Pero en estos años del París-ring-de-boxeo, donde prestaba libros en la librería Shakespeare and Co., Hemingway escribe Fiesta, su contacto con España y los toros, con el torero Nicanor Villalba y el baile de riau-riau. Y en esa primera novela odia a Harold Loeb (que aparece con el nombre de Robert Cohn) porque este toma a un toro por los cuernos, demostrándole que tiene más valor que él. Siempre una pelea, así fue Hemingway.
El baile Musette.
El desenfreno, la elegancia, la impasibilidad y el derroche, los conoció Hemingway en su relación con Scott Fitzgerald; la posición política (nunca tomó partido por nada y por eso la izquierda norteamericana le hizo fuertes críticas), con John Dos Passos; el caos con Ezra Pound, y lo simple en los bailarines del baile Musette, hombres ordinarios que se olvidaban de todo bailando muy pegados a sus mujeres. No tristeza, no rencor, buena comida y vino locales, y después a dormir. Bailarines libre de pecado porque la vida estaba por encima de los arrepentimientos, que no eran muchos sino engaños del deseo, cosa que le pasa a cualquiera. Y quizás en esta gente de baile los fines de semana, Hemingway encuentra su manera de escribir: una frase verdadera, sencilla, explicativa. La línea recta es la más corta entre dos puntos. No hay que adornar nada, solo echarse al ruedo o al ring y contar. Pasos simples, ver lo que hay, entender cómo se coge una trucha y saber dónde se esconde. Y no depender de lo material, solo ir hacia adelante. Nada de “ve y cógelo”, sino haciendo parte de una generación perdida (expresión de Gertrude Stein) y subir a la montaña para bajar de ella, sin buscar, solo viviendo. Y admitir que las cosas son como son, asunto que aprendió después de una ira, cuando Hadley su mujer dejó olvidada una maleta en una estación de tren. En la valija iban los primeros escritos de Hemingway y váyase a saber cómo se usaron. Eran tiempos de escasez.

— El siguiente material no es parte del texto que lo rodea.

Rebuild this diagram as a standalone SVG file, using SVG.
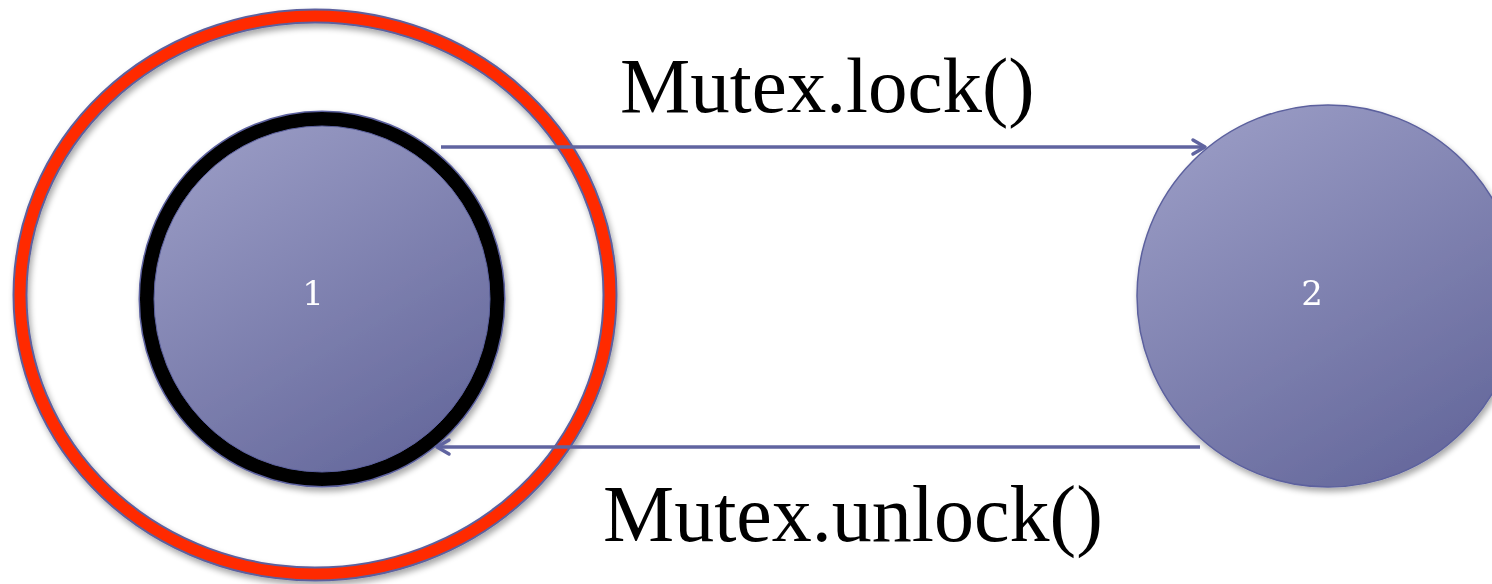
<svg xmlns="http://www.w3.org/2000/svg" width="1492" height="584" viewBox="0 0 1492 584">
<defs>
<linearGradient id="nodeFill" x1="0.2" y1="0" x2="0.8" y2="1">
<stop offset="0" stop-color="#9a9cc5"/>
<stop offset="1" stop-color="#63669a"/>
</linearGradient>
<filter id="shadow" x="-10%" y="-10%" width="125%" height="125%">
<feGaussianBlur in="SourceAlpha" stdDeviation="3"/>
<feOffset dx="2" dy="4" result="b"/>
<feComponentTransfer><feFuncA type="linear" slope="0.35"/></feComponentTransfer>
<feMerge><feMergeNode/><feMergeNode in="SourceGraphic"/></feMerge>
</filter>
<marker id="arrow" viewBox="0 0 20 20" refX="17" refY="10" markerWidth="20" markerHeight="20" markerUnits="userSpaceOnUse" orient="auto">
<path d="M5,3 L17,10 L5,17" fill="none" stroke="#6064a0" stroke-width="3.5" stroke-linecap="round" stroke-linejoin="round"/>
</marker>
</defs>
<style>
.node{fill:url(#nodeFill);stroke:#5c619e;stroke-width:1.5;}
.lbl{font-family:"DejaVu Serif","Liberation Serif",serif;fill:#ffffff;font-size:34px;text-anchor:middle;}
.big{font-family:"Liberation Serif",serif;fill:#000000;font-size:80px;}
.conn{stroke:#6064a0;stroke-width:3.5;fill:none;}
</style>
<g id="outer-ring" filter="url(#shadow)">
<ellipse cx="315" cy="295" rx="295" ry="279" fill="none" stroke="#5c619e" stroke-width="15"/>
<ellipse cx="315" cy="295" rx="295" ry="279" fill="none" stroke="#ff2a00" stroke-width="11"/>
</g>
<g id="node1" filter="url(#shadow)">
<ellipse cx="322" cy="299" rx="175" ry="180" fill="none" stroke="#5c619e" stroke-width="17"/>
<ellipse cx="322" cy="299" rx="175" ry="180" class="node" style="stroke:#000;stroke-width:14"/>
<ellipse cx="322" cy="299" rx="168" ry="173" fill="none" stroke="#5c619e" stroke-width="1"/>
<text x="313" y="305" class="lbl">1</text>
</g>
<g id="node2" filter="url(#shadow)">
<circle cx="1328" cy="296" r="191" class="node"/>
<text x="1312" y="305" class="lbl">2</text>
</g>
<g id="connectors">
<line x1="441" y1="147" x2="1205" y2="147" class="conn" marker-end="url(#arrow)"/>
<line x1="1200" y1="447" x2="437" y2="447" class="conn" marker-end="url(#arrow)"/>
</g>
<g id="labels">
<text x="620" y="112" class="big" style="font-size:79px">Mutex.lock()</text>
<text x="603" y="541" class="big">Mutex.unlock()</text>
</g>
</svg>
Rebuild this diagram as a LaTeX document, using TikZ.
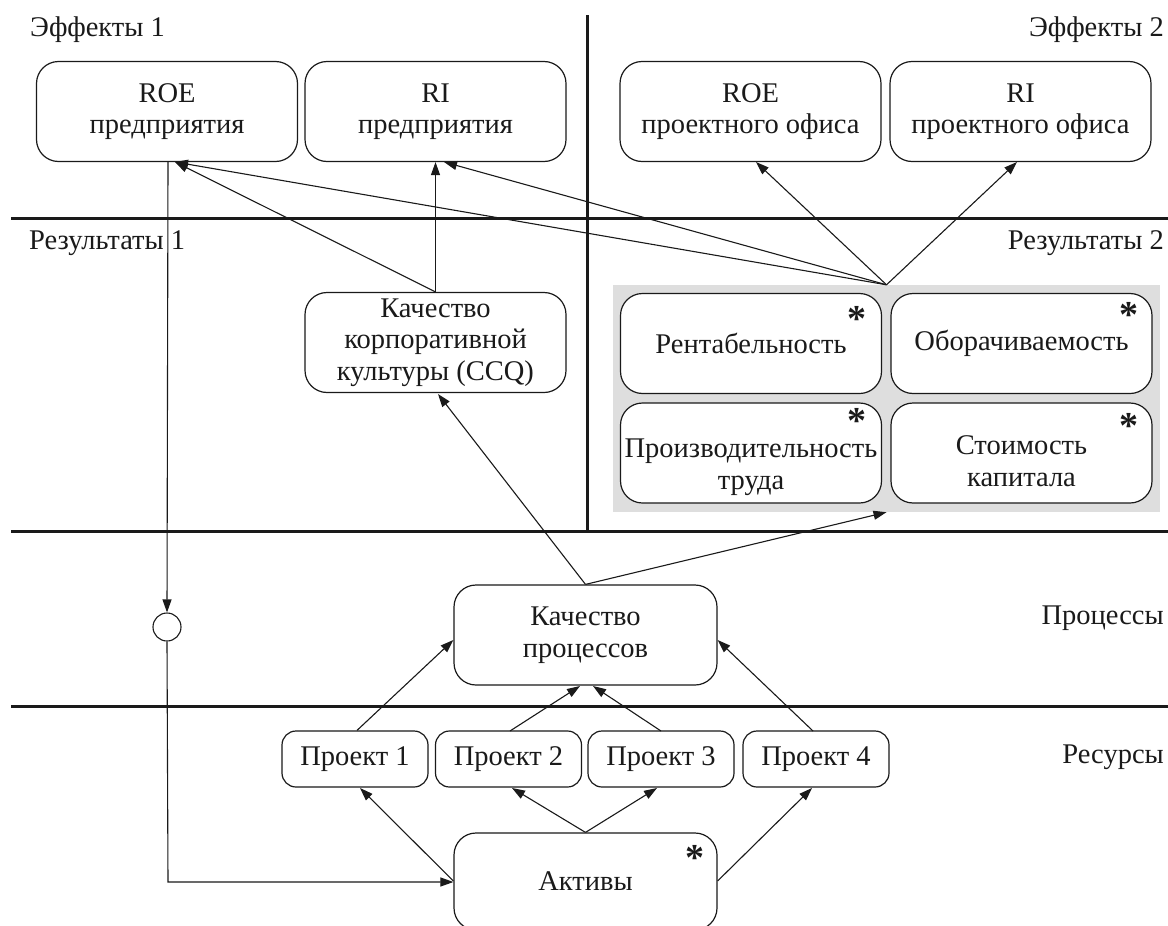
\documentclass[tikz,border=0pt]{standalone}
\usepackage{fontspec}
\setmainfont{Liberation Serif}
\usetikzlibrary{arrows.meta}
\definecolor{grayfill}{HTML}{DEDEDE}
\definecolor{ink}{HTML}{1A1A1A}
\begin{document}
\begin{tikzpicture}[x=1pt,y=-1pt,
  every node/.style={text=ink},
  font=\fontsize{28.5}{31.5}\selectfont,
  box/.style={draw=ink, line width=1.2pt, rounded corners=22pt, fill=white, align=center,
    inner sep=0pt, minimum width=261pt, minimum height=100pt},
  pbox/.style={draw=ink, line width=1.2pt, rounded corners=14pt, fill=white, align=center,
    inner sep=0pt, minimum width=146pt, minimum height=56pt},
  txt/.style={inner sep=0pt, align=center},
  arr/.style={draw=ink, line width=1.1pt, -{Triangle[length=13pt,width=9pt]}},
  ln/.style={draw=ink, line width=1.1pt},
  sep/.style={draw=ink, line width=3pt},
  lbl/.style={inner sep=0pt},
  star/.style={inner sep=0pt, anchor=north, font=\fontsize{38}{38}\selectfont\bfseries}
]
\useasboundingbox (0,0) rectangle (1168,926);
\fill[white] (0,0) rectangle (1168,926);

% separators
\draw[sep] (11,218) -- (1168,218);
\draw[sep] (11,531) -- (1168,531);
\draw[sep] (11,706) -- (1168,706);
\draw[sep] (587,15) -- (587,531);

% lane labels
\node[lbl, anchor=west] (l1) at (30,30) {Эффекты 1};
\node[lbl, anchor=east] (l2) at (1164,30) {Эффекты 2};
\node[lbl, anchor=west] (l3) at (29,243) {Результаты 1};
\node[lbl, anchor=east] (l4) at (1164,243) {Результаты 2};
\node[lbl, anchor=east] (l5) at (1164,618) {Процессы};
\node[lbl, anchor=east] (l6) at (1164,757) {Ресурсы};

% effects
\node[box] (roe1) at (167,111.5) {ROE\\предприятия};
\node[box] (ri1) at (435.5,111.5) {RI\\предприятия};
\node[box] (roe2) at (750.5,111.5) {ROE\\проектного офиса};
\node[box] (ri2) at (1020.5,111.5) {RI\\проектного офиса};

% results
\node[box] (ccq) at (435.5,342.5) {Качество\\корпоративной\\культуры (CCQ)};
\node[fill=grayfill, inner sep=0pt, minimum width=547pt, minimum height=227pt] (grp) at (886.5,398.5) {};
\node[box] (rent) at (751,343.5) {Рентабельность};
\node[box] (obor) at (1021.5,343.5) {Оборачиваемость};
\node[box] (proiz) at (751,453) {};
\node[txt] (proizt) at (751,467) {Производительность\\труда};
\node[box] (stoim) at (1021.5,453) {};
\node[txt] (stoimt) at (1021.5,461) {Стоимость\\капитала};
\node[star] (s1) at (857,306) {*};
\node[star] (s2) at (1129,302) {*};
\node[star] (s3) at (857,408) {*};
\node[star] (s4) at (1129,413) {*};

% processes
\node[box, minimum width=263pt] (kp) at (585.5,635) {Качество\\процессов};
\node[draw=ink, line width=1.1pt, circle, inner sep=0pt, minimum size=28pt, fill=white] (c) at (167,627) {};

% resources
\node[pbox] (p1) at (355,759) {Проект 1};
\node[pbox] (p2) at (508.5,759) {Проект 2};
\node[pbox] (p3) at (661,759) {Проект 3};
\node[pbox] (p4) at (816,759) {Проект 4};
\node[box, minimum width=263pt, minimum height=97pt] (akt) at (585.5,881.5) {Активы};
\node[star] (s5) at (695,845) {*};

% junctions
\coordinate (J) at (grp.north);
\coordinate (roeIn) at (175,162);

% connectors to effects
\draw[arr] (ccq.north) -- (ri1.south);
\draw[arr] (ccq.north) -- (roeIn);
\draw[arr] (J) -- (roeIn);
\draw[arr] (J) -- (444,162);
\draw[arr] (J) -- (756,162);
\draw[arr] (J) -- (1017,162);

% connectors from processes
\draw[arr] (kp.north) -- (438,394);
\draw[arr] (kp.north) -- (grp.south);

% projects to processes
\draw[arr] (p1.north) ++(2,0) -- (kp.west |- 0,640);
\draw[arr] (510,731) -- (580,686);
\draw[arr] (661,731) -- (593,686);
\draw[arr] (813,731) -- (kp.east |- 0,640);

% assets to projects
\draw[arr] (akt.west |- 0,881) -- (360,788);
\draw[arr] (akt.north) -- (512,788);
\draw[arr] (akt.north) -- (657,788);
\draw[arr] (akt.east |- 0,881) -- (812,788);

% loop through circle
\draw[arr] (168,162) -- (c.north);
\draw[arr] (c.south) -- (168,882) -- (akt.west |- 0,882);
\end{tikzpicture}
\end{document}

En París, al son de los bailes Musette, se hizo Ernest Hemigway. Y ese Paris de la hechura nunca abandonó al escritor: “Tengo derecho a estos manjares, ya que los llevo”, escribió. Y que Paris haya sido una fiesta con alegrías y pesares, con decepciones y peleas, con dolor de muelas, gripe y hemorroides, nunca lo olvidó. Uno no es de donde nace sino de donde se hace. Anthony Beevor, en Paris después de la liberación, 1944-1949, cuenta que entre los que llegaron a la ciudad liberada, estaba Hemingway. Llegó allí como corresponsal, pero solo fue a buscar el bar de su preferencia Le café du Dôme. Y allí se emborrachó hasta no distinguir una silla de un pollo. Como con su literatura póstuma, que es un volar por todas partes, para trabajo duro y cantaleta de sus editores.